▶ [Problem description]
Reproduce nothing but the lines from the one with "Convert this chart to Plotly code." through the one with "0.291, 0.286, 0.28]", exactly and with both ends. Omit pictures.

..........

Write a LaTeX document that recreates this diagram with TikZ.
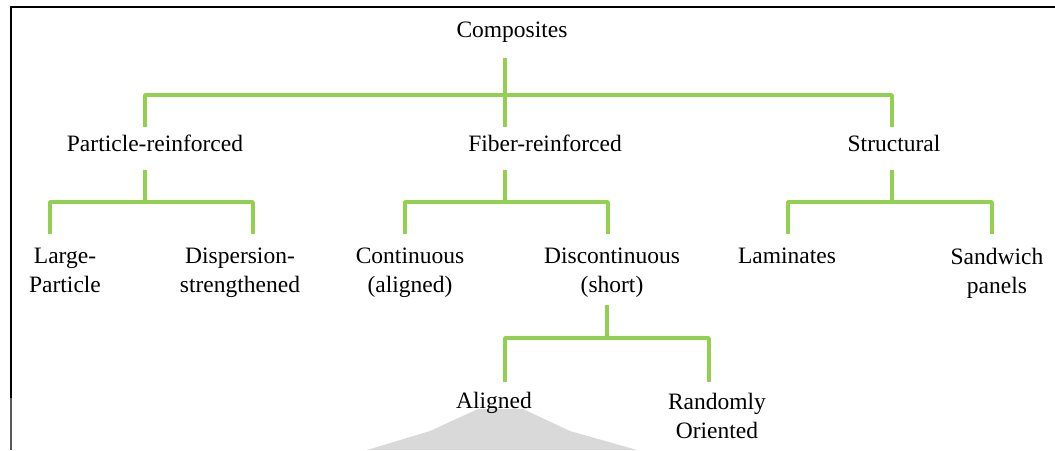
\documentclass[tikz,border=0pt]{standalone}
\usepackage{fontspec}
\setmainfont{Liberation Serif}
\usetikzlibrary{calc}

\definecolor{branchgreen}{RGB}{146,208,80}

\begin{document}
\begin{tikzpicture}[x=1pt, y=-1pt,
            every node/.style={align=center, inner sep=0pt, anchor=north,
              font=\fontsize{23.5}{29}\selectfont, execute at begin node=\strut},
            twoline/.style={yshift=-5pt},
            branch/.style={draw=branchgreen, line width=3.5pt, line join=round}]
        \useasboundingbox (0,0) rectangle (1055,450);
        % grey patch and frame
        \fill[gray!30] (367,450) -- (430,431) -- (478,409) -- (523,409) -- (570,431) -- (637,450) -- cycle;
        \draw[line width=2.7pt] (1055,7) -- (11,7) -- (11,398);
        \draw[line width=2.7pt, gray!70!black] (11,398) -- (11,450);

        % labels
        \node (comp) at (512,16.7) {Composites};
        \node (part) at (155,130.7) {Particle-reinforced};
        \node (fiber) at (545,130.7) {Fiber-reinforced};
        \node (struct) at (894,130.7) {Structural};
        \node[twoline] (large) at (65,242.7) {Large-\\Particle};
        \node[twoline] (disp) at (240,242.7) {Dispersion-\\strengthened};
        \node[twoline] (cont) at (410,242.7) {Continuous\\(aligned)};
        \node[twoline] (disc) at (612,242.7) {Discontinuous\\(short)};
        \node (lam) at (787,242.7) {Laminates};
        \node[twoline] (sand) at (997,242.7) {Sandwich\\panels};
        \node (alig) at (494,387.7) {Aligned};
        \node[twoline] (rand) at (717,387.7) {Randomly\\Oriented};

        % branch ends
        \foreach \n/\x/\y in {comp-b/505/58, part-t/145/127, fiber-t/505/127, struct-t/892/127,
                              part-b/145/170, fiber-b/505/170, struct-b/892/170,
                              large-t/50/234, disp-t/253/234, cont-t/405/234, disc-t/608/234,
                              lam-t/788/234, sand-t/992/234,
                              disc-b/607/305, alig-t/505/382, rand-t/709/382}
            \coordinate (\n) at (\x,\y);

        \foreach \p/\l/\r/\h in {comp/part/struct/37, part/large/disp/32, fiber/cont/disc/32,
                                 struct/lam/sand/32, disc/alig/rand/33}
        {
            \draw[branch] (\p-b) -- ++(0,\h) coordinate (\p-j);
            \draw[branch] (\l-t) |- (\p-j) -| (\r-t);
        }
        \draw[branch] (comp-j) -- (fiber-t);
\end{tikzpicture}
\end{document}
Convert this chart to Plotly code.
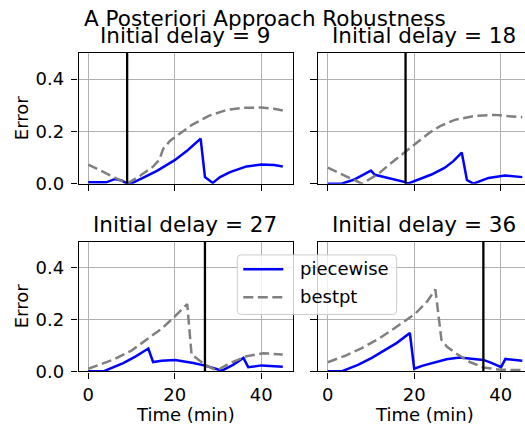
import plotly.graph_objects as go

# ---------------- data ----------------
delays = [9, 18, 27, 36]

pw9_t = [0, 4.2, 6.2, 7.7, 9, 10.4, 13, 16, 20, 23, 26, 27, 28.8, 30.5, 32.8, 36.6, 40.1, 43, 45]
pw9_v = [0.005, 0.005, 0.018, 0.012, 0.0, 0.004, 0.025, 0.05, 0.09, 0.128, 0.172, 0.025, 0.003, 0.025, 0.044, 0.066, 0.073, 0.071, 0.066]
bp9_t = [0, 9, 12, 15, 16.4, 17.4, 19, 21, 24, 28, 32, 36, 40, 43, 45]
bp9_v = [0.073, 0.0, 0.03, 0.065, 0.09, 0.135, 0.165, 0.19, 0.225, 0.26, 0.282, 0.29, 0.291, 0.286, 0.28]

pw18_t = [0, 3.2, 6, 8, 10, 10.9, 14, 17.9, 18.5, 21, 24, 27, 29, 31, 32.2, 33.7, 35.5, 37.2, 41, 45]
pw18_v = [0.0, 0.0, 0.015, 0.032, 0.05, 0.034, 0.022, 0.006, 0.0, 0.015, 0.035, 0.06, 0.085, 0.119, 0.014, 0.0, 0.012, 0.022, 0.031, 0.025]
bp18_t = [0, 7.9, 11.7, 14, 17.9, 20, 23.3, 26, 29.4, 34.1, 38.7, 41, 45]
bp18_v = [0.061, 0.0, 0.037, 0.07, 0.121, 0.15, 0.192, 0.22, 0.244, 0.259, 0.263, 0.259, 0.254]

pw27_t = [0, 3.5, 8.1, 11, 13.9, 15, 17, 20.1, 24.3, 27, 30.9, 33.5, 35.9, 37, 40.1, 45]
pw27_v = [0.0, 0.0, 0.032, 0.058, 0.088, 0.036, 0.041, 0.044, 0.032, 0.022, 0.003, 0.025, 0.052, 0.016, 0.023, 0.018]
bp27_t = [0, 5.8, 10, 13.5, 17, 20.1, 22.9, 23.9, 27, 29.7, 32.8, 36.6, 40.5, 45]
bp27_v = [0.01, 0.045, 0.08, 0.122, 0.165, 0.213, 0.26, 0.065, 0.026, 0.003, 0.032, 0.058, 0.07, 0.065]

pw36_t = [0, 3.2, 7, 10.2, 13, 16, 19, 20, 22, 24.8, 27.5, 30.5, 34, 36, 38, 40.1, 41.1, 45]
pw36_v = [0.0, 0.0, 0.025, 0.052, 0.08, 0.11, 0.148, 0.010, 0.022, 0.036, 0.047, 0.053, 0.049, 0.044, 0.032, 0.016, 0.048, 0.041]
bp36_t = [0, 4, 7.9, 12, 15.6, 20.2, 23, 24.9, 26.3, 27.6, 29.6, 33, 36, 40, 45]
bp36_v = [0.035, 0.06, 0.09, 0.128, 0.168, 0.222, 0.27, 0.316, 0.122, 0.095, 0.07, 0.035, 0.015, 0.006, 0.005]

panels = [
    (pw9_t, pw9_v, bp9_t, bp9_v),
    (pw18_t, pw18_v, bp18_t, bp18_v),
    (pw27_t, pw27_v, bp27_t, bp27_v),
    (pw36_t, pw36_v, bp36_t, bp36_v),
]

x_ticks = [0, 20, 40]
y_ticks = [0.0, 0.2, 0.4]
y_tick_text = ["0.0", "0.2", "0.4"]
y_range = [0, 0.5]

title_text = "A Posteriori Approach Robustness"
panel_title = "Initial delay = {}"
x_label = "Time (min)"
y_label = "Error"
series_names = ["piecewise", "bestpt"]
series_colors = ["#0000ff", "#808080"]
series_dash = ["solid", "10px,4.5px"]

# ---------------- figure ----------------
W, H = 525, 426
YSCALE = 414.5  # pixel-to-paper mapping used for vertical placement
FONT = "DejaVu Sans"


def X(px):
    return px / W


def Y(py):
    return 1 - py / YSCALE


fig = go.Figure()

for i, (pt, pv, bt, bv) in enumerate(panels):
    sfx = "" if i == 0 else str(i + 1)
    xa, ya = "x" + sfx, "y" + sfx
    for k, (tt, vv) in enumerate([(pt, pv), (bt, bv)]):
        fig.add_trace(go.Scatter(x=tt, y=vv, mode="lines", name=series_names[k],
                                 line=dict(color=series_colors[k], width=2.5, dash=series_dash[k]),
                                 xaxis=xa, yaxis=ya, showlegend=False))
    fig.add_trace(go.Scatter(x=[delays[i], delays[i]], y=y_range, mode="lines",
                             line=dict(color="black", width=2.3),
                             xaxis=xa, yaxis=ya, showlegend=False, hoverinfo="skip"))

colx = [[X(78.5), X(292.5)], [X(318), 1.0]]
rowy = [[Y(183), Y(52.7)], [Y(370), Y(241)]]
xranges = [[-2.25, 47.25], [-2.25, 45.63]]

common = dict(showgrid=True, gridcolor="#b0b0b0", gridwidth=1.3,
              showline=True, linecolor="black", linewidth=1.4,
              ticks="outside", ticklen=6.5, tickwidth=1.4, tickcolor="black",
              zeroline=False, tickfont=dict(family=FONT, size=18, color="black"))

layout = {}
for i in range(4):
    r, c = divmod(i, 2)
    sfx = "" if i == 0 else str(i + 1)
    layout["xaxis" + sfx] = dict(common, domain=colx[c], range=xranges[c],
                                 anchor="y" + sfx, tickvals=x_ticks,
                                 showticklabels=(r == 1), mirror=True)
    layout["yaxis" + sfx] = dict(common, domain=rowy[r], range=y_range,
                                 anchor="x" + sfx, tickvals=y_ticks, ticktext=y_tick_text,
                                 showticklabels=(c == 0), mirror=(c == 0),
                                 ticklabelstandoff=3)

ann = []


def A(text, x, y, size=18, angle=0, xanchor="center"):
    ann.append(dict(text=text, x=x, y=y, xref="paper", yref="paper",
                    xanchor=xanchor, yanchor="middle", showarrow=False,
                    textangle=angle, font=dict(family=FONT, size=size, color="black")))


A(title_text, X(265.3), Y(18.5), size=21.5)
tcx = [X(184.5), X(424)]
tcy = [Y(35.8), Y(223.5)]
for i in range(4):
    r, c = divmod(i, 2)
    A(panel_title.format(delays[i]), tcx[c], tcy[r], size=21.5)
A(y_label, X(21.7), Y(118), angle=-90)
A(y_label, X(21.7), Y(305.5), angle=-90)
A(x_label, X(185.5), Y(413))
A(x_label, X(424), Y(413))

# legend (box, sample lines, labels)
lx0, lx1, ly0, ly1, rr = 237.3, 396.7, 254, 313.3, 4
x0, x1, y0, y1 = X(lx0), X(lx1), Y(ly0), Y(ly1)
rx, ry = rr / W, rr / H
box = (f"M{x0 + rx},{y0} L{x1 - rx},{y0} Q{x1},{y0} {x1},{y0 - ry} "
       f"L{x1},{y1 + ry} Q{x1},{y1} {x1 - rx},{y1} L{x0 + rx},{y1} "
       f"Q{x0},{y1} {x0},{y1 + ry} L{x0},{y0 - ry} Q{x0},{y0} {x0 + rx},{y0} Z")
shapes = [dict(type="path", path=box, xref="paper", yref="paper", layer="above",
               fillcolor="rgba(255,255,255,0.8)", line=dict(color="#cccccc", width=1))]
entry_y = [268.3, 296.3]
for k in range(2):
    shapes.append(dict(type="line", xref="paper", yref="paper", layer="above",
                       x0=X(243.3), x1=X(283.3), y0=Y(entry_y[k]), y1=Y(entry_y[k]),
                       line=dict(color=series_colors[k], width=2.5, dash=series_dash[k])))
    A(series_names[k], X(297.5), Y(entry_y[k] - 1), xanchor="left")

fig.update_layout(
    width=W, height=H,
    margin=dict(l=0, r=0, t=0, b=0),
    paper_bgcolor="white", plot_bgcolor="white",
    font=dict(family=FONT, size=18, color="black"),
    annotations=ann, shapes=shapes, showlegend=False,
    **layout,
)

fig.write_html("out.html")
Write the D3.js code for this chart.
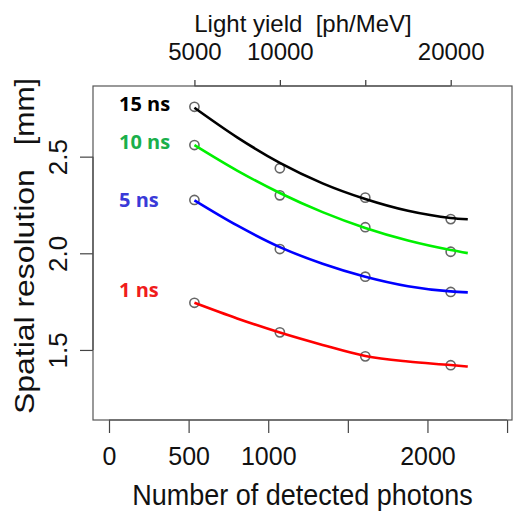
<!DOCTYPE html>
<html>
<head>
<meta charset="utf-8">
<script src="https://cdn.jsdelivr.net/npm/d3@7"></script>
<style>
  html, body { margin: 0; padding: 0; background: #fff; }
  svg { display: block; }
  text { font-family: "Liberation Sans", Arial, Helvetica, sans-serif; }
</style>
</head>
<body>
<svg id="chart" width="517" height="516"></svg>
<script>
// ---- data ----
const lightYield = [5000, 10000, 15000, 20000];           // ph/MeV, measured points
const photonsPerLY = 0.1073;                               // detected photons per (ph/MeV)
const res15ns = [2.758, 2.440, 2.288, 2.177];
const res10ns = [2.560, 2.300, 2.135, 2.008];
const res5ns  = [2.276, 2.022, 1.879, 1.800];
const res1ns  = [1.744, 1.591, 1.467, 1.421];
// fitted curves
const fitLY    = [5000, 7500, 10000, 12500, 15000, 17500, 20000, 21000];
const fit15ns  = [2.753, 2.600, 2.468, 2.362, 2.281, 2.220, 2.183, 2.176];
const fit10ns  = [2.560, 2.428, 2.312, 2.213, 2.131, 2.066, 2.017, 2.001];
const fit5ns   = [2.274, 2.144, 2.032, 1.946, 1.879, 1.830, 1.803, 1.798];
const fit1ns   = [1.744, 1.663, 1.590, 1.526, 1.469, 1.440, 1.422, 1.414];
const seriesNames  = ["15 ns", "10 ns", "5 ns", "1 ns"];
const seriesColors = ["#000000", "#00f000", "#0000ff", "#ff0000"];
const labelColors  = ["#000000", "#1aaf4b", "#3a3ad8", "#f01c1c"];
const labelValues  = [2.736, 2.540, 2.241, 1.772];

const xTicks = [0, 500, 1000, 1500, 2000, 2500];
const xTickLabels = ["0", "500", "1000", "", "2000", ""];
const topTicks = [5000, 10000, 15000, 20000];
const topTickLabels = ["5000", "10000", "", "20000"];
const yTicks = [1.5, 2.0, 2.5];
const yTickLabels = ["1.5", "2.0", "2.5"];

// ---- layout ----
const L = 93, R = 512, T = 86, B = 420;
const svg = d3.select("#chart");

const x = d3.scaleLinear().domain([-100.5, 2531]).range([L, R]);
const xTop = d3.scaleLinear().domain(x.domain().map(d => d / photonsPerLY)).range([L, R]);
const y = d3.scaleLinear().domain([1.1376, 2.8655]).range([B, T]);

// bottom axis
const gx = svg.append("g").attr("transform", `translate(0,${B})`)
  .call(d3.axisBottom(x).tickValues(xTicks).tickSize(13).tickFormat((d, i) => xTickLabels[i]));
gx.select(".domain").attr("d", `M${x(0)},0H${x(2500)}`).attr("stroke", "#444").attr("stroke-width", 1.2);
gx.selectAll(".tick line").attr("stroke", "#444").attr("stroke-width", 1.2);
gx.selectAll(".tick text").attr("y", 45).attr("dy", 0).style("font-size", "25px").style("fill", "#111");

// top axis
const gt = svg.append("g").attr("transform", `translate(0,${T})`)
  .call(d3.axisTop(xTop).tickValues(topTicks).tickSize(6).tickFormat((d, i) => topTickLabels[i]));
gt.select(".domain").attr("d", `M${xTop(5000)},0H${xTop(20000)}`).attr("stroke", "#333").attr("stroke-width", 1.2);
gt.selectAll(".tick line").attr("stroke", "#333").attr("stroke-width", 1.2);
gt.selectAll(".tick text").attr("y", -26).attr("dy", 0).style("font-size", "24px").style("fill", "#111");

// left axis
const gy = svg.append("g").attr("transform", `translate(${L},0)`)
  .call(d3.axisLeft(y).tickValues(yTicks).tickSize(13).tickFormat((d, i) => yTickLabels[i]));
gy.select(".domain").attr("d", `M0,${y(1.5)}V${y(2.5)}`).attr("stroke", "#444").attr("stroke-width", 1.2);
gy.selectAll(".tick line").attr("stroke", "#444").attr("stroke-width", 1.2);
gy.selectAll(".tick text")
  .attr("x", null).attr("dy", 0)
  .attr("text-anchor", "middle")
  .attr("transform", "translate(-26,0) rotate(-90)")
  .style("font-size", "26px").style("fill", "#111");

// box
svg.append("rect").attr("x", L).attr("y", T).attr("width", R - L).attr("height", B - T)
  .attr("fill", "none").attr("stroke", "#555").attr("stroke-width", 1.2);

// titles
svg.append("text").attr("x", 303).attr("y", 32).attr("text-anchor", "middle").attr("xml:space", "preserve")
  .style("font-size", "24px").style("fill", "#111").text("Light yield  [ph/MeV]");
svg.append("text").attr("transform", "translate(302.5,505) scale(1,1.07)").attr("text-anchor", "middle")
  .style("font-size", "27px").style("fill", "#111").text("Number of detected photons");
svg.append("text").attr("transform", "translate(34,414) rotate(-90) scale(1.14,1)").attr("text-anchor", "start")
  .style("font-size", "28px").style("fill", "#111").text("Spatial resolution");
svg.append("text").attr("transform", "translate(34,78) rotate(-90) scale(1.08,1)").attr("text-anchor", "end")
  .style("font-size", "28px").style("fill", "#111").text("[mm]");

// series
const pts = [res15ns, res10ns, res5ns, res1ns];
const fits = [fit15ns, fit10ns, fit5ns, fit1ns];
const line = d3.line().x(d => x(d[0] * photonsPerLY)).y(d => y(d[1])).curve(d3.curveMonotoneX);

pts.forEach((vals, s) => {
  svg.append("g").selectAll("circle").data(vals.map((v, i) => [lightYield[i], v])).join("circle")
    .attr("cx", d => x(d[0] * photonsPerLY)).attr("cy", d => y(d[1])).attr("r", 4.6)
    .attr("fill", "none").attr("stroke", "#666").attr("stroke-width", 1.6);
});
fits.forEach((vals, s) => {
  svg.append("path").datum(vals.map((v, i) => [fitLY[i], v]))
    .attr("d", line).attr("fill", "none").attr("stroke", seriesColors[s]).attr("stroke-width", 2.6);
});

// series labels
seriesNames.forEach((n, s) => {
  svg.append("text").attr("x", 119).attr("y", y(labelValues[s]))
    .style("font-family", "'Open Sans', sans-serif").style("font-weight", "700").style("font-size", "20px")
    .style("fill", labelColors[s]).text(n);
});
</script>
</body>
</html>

..........

▶ [Completed task]
Convert this chart to Plotly code.
import plotly.graph_objects as go

# ---------------- data ----------------
delays = [9, 18, 27, 36]

pw9_t = [0, 4.2, 6.2, 7.7, 9, 10.4, 13, 16, 20, 23, 26, 27, 28.8, 30.5, 32.8, 36.6, 40.1, 43, 45]
pw9_v = [0.005, 0.005, 0.018, 0.012, 0.0, 0.004, 0.025, 0.05, 0.09, 0.128, 0.172, 0.025, 0.003, 0.025, 0.044, 0.066, 0.073, 0.071, 0.066]
bp9_t = [0, 9, 12, 15, 16.4, 17.4, 19, 21, 24, 28, 32, 36, 40, 43, 45]
bp9_v = [0.073, 0.0, 0.03, 0.065, 0.09, 0.135, 0.165, 0.19, 0.225, 0.26, 0.282, 0.29, 0.291, 0.286, 0.28]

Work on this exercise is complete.